Canadian in closed-door trial for spying in China

The trial of another Canadian citizen charged with espionage began Monday (March 22) in a Beijing courthouse.

Former diplomat Michael Kovrig is the second of two Canadians tried for spying in China this month - following the trial of businessman Michael Spavor on Friday (March 19).

Both were arrested over two years ago.

The trial comes just days after the United States raised concerns over their case at tense bilateral talks with China in Alaska.

Both trials were held behind closed doors, for what Beijing said were national security reasons.

Jim Nickel, the Deputy Head of the Canadian embassy in Beijing, was present outside the courthouse.

He said he had been repeatedly denied access to the hearing.

"He's been arbitrarily detained, and now we see that the court process itself is not transparent.

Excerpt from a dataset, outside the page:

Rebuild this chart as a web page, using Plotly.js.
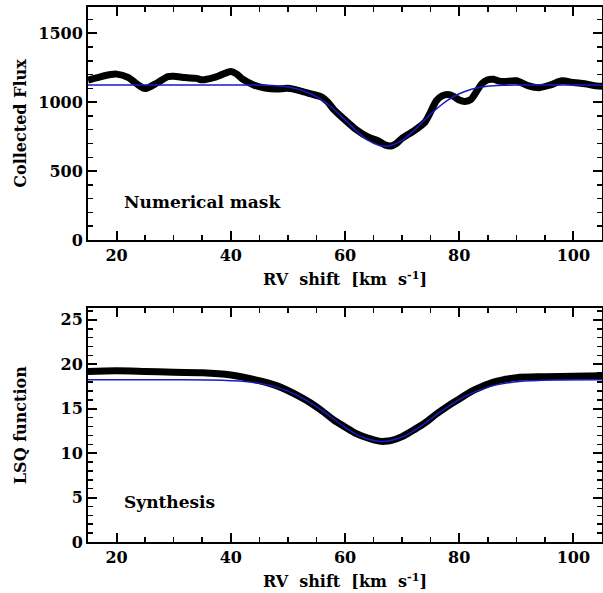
<!DOCTYPE html>
<html>
<head>
<meta charset="utf-8">
<script src="https://cdn.plot.ly/plotly-3.0.1.min.js"></script>
<style>html,body{margin:0;padding:0;background:#fff;}#chart{width:603px;height:593px;}</style>
</head>
<body>
<div id="chart"></div>
<script>
// Top panel: numerical mask (collected flux)
var maskRV = [15,17,19,20,22,24,25,27,29,30,32,34,35,37,38,40,41,42,44,46,48,50,52,54,56,57,58,60,62,64,66,67,68,69,70,72,74,75,76,77,78,79,80,81,82,83,84,85,86,87,88,90,92,94,96,98,100,102,104,105];
var maskFlux = [1160,1182,1200,1203,1180,1118,1098,1137,1185,1188,1178,1172,1162,1178,1192,1222,1205,1168,1125,1102,1095,1100,1084,1060,1035,1000,948,871,800,748,715,690,682,700,738,790,855,930,1010,1045,1055,1042,1015,1005,1018,1075,1135,1162,1166,1152,1150,1155,1120,1105,1125,1155,1142,1133,1118,1115];
var maskFitRV = [15,40,44,46,48,50,52,54,56,58,60,62,64,66,67,68,70,72,74,76,78,80,82,84,86,88,90,105];
var maskFit = [1125,1125,1124,1122,1118,1109,1092,1061,1014,950,872,791,724,685,680,685,724,791,872,950,1014,1061,1092,1109,1118,1122,1124,1125];

// Bottom panel: synthesis (LSQ function)
var synRV = [15,20,25,30,35,40,44,48,52,54,56,58,60,62,64,66,67,68,70,72,74,76,78,80,82,84,86,88,90,95,100,105];
var synLSQ = [19.2,19.27,19.2,19.1,19.05,18.8,18.3,17.6,16.4,15.65,14.75,13.75,12.95,12.2,11.7,11.35,11.33,11.4,11.86,12.6,13.4,14.4,15.3,16.1,16.9,17.5,18.0,18.3,18.5,18.6,18.65,18.7];
var synFitRV = [15,30,36,40,44,48,52,56,60,63,66.5,70,73,77,81,85,89,93,97,105];
var synFit = [18.25,18.25,18.23,18.16,17.96,17.43,16.38,14.78,12.91,11.81,11.3,11.81,12.91,14.78,16.38,17.43,17.96,18.16,18.23,18.25];

var xTicks = [20,40,60,80,100];
var xTickText = ['20','40','60','80','100'];
var fluxTicks = [0,500,1000,1500];
var lsqTicks = [0,5,10,15,20,25];

var tickFont = {family: 'DejaVu Serif', size: 16, color: '#000', weight: 'bold'};
var titleFont = {family: 'DejaVu Serif', size: 16, color: '#000', weight: 'bold'};
var yTitleFont = {family: 'DejaVu Serif', size: 16, color: '#000', weight: 'bold'};
var noteFont = {family: 'DejaVu Serif', size: 17, color: '#000', weight: 'bold'};

var xTitle = 'RV\u00A0 shift\u00A0 [km\u00A0 s<sup>-1</sup>]';

function xax(anchor) {
  return {
    anchor: anchor, range: [15,105], domain: [0,1],
    tickvals: xTicks, ticktext: xTickText,
    ticks: 'inside', ticklen: 9, tickwidth: 2, tickcolor: '#000',
    minor: {dtick: 5, tick0: 0, ticks: 'inside', ticklen: 5, tickwidth: 1.5, tickcolor: '#000'},
    showline: true, linewidth: 2, linecolor: '#000', mirror: 'allticks',
    showgrid: false, zeroline: false,
    tickfont: tickFont,
    title: {text: xTitle, font: titleFont, standoff: 10}
  };
}

var traces = [
  {x: maskRV, y: maskFlux, xaxis: 'x', yaxis: 'y', mode: 'lines', line: {color: '#000', width: 7, shape: 'spline', smoothing: 0.8}, hoverinfo: 'skip'},
  {x: maskFitRV, y: maskFit, xaxis: 'x', yaxis: 'y', mode: 'lines', line: {color: '#1a1ac8', width: 1.5, shape: 'spline'}, hoverinfo: 'skip'},
  {x: synRV, y: synLSQ, xaxis: 'x2', yaxis: 'y2', mode: 'lines', line: {color: '#000', width: 7, shape: 'spline'}, hoverinfo: 'skip'},
  {x: synFitRV, y: synFit, xaxis: 'x2', yaxis: 'y2', mode: 'lines', line: {color: '#1a1ac8', width: 1.5, shape: 'spline'}, hoverinfo: 'skip'}
];

var layout = {
  width: 603, height: 593,
  margin: {l: 88, r: 1, t: 7, b: 51},
  paper_bgcolor: '#fff', plot_bgcolor: '#fff',
  showlegend: false,
  xaxis: xax('y'),
  xaxis2: xax('y2'),
  yaxis: {
    anchor: 'x', domain: [0.5645, 1], range: [0, 1690],
    tickvals: fluxTicks,
    ticks: 'inside', ticklen: 9, tickwidth: 2, tickcolor: '#000',
    minor: {dtick: 100, tick0: 0, ticks: 'inside', ticklen: 5, tickwidth: 1.5, tickcolor: '#000'},
    showline: true, linewidth: 2, linecolor: '#000', mirror: 'allticks',
    showgrid: false, zeroline: false,
    tickfont: tickFont,
    title: {text: 'Collected Flux', font: yTitleFont, standoff: 8}
  },
  yaxis2: {
    anchor: 'x2', domain: [0, 0.4368], range: [0, 26.3],
    tickvals: lsqTicks,
    ticks: 'inside', ticklen: 9, tickwidth: 2, tickcolor: '#000',
    minor: {dtick: 1, tick0: 0, ticks: 'inside', ticklen: 5, tickwidth: 1.5, tickcolor: '#000'},
    showline: true, linewidth: 2, linecolor: '#000', mirror: 'allticks',
    showgrid: false, zeroline: false,
    tickfont: tickFont,
    title: {text: 'LSQ function', font: yTitleFont, standoff: 30}
  },
  annotations: [
    {xref: 'x', yref: 'y', x: 21.0, y: 276, text: 'Numerical mask', showarrow: false, xanchor: 'left', yanchor: 'middle', font: noteFont},
    {xref: 'x2', yref: 'y2', x: 21.0, y: 4.47, text: 'Synthesis', showarrow: false, xanchor: 'left', yanchor: 'middle', font: noteFont}
  ]
};

Plotly.newPlot('chart', traces, layout, {displayModeBar: false, staticPlot: true});
</script>
</body>
</html>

We're very troubled by this. We have with us today some 28 representatives of the embassies here in Beijing, they're representing 26 different countries, in support, showing solidarity, and support, and lending their voice too, for the immediate release, of Michael Kovrig."

Dubbed the 'two Michaels' in the Canadian press, the pair were arrested soon after Canadian officials detained telecoms giant Huawei's CFO, Meng Wanzhou on a U.S. warrant.

Beijing has said that the incidents are not linked.

Meng remains under house arrest in Vancouver as she fights extradition to the United States.

While the country's courts have yet to reach a verdict in either trial, the country has a conviction rate of over 99%.